Cone in box or cone not in box depends on whether you are trapping for starts, to get a feral queen, or for elimination of a colony. No cone for starts or get the queen, cone for elimination.

If you only have foundation, the bees will not use the box until they need additional brood space or honey storage. One frame of open brood is all you need to lure the queen out into your box. Foundation only (no open brood) the bees will normally use for honey storage.

My method involves the tunnel/funnel inside the box. After queen comes out for inspection, she will most often stay long enough to lay a few eggs in your trap before she returns to the tree brood nest. Over the years I primarily trapped for starts, get 3 to 5 each year. I did not take the queen and quit trapping in time for the bees to build up for Winter, then start again next year.

cchoganjr


----------



## fieldsofnaturalhoney (Feb 29, 2012)

Spoken from the bees mouth..,
what's the word deerslayer:scratch:


----------



## deerslayer8153 (Mar 17, 2015)

Fields, I was wrong! Not the first time either, haha!

I can't remember where I thought I read that he said that but he has spoken!

Thank you all for your help!!!!


----------



## fieldsofnaturalhoney (Feb 29, 2012)

Guess it depends on your ultimate goal.

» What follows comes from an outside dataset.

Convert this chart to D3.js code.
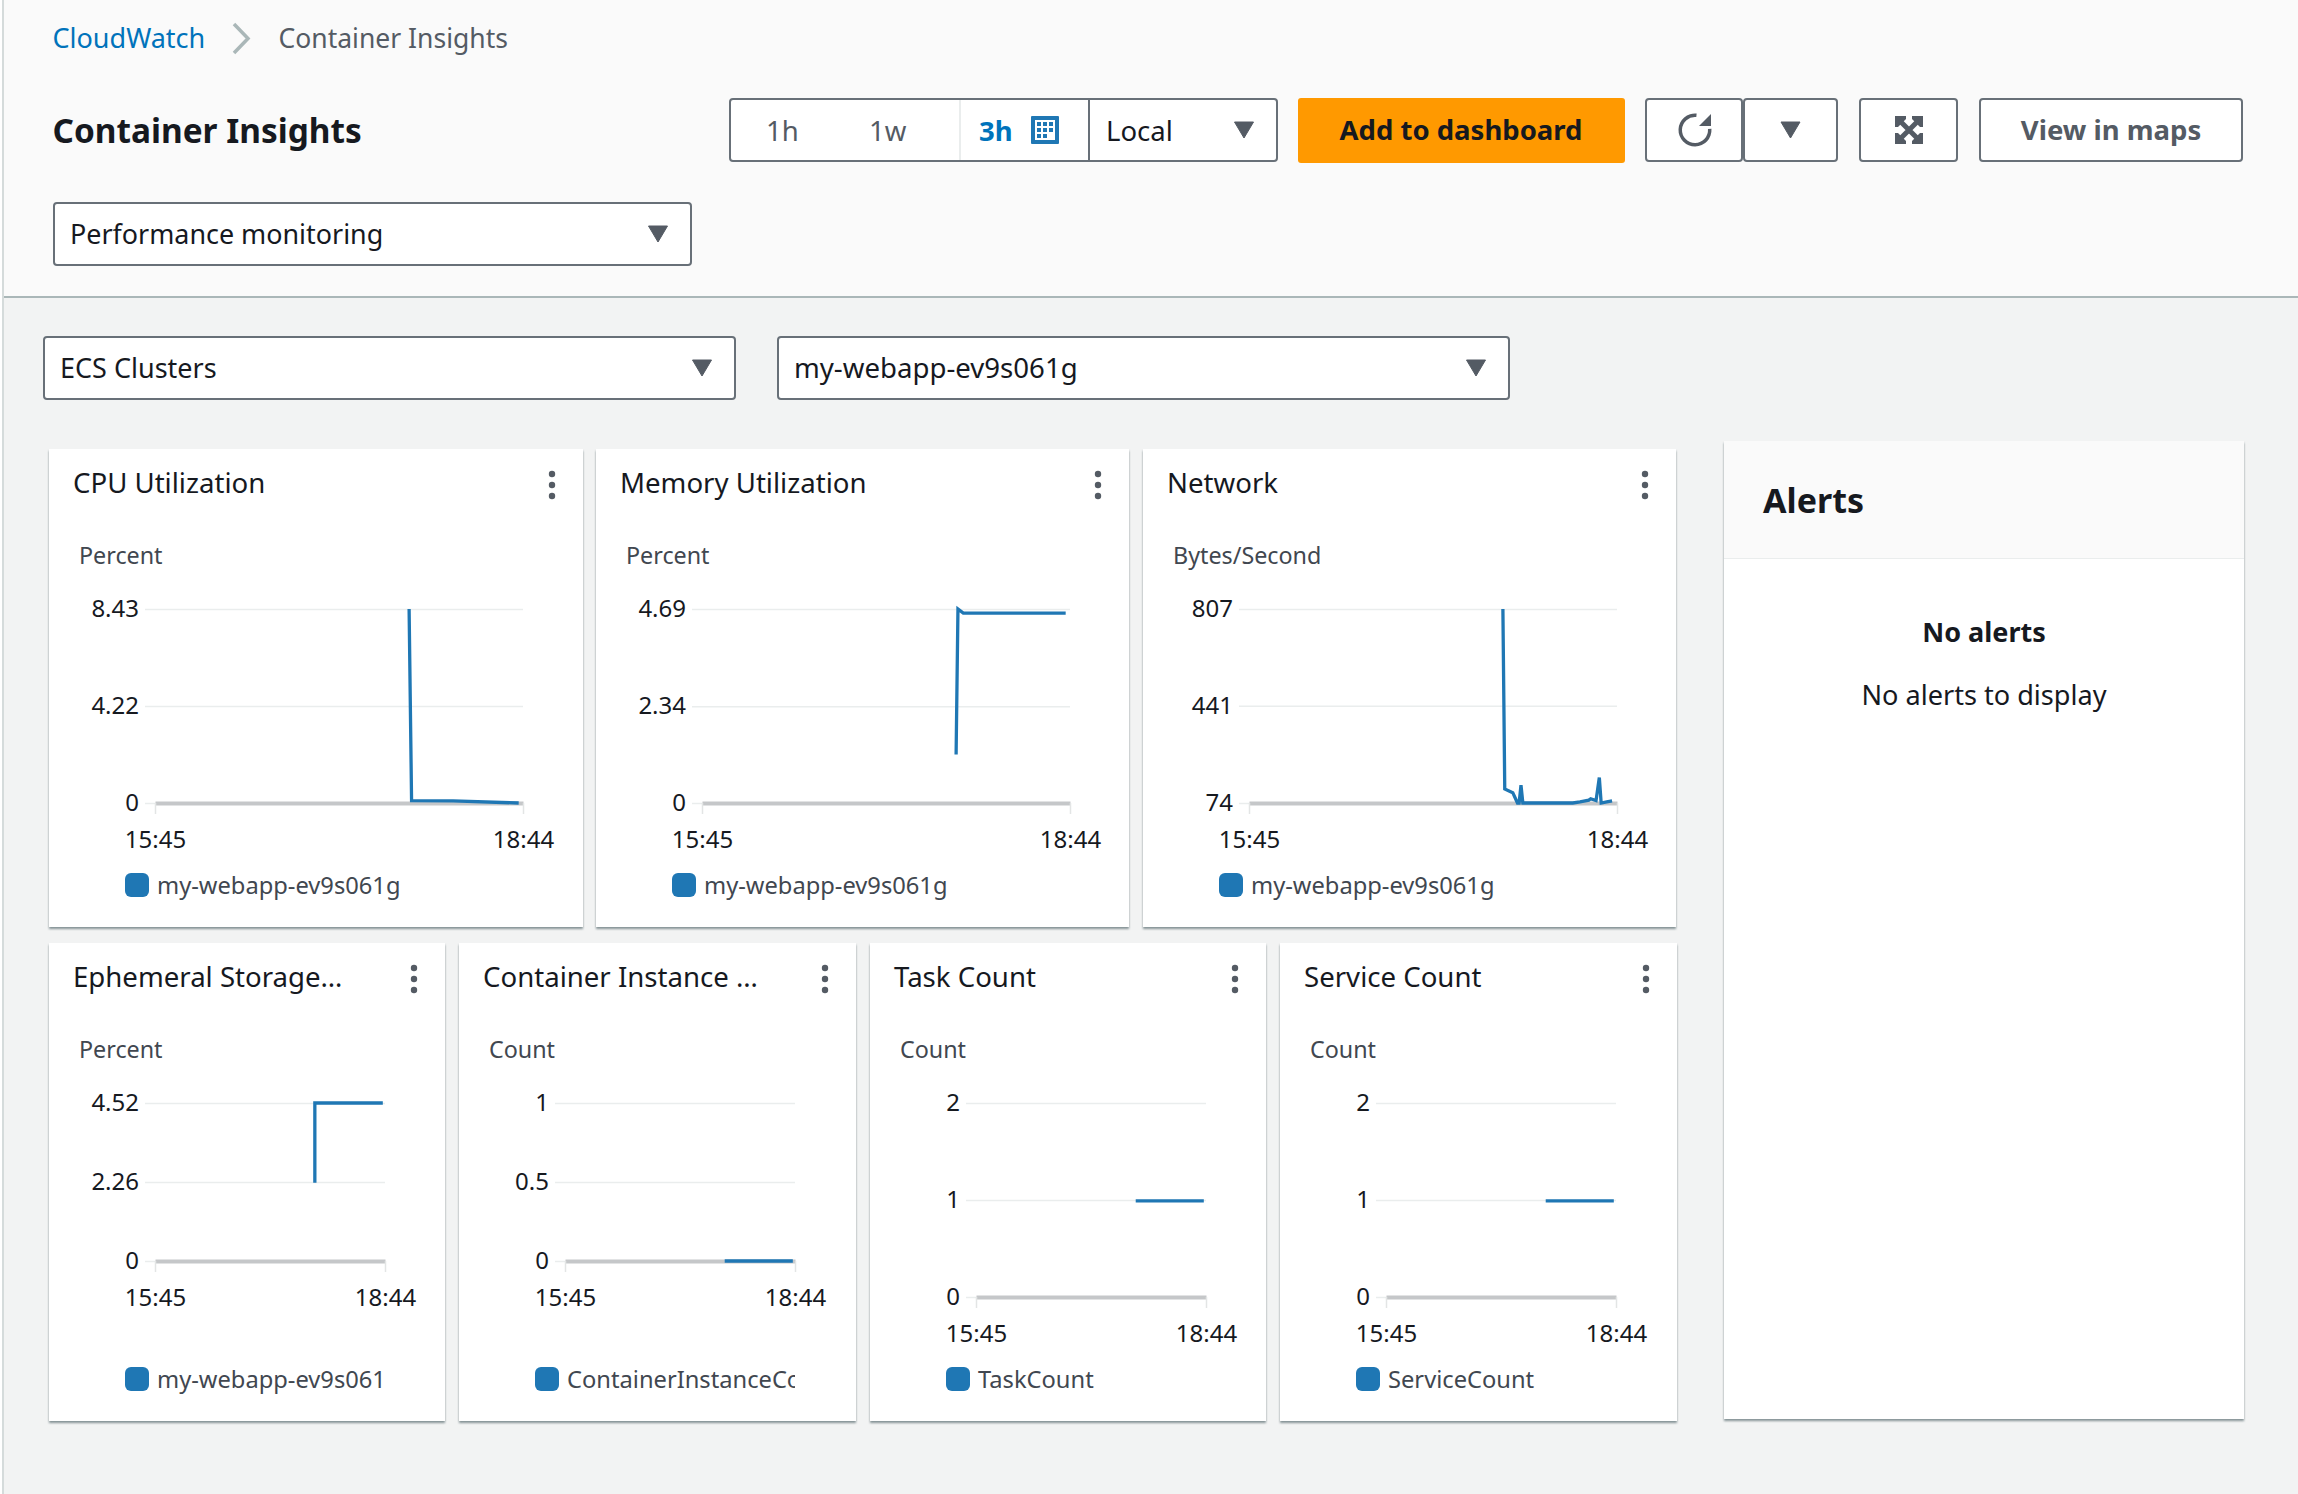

Have you started the process, or?


----------



## deerslayer8153 (Mar 17, 2015)

Actually we are so busy at work now I don't know if he is going to wait on me or find somebody else.

To be honest, I never thought about just catching bees for increase and leaving the colony and queen in place. Originally I was just thinking about catching the entire colony.

If I get to do it, I'll let you all know.


----------



## deerslayer8153 (Mar 17, 2015)

On another subject, I got a call for a swarm late yesterday but I can't get to it because of work!!!


----------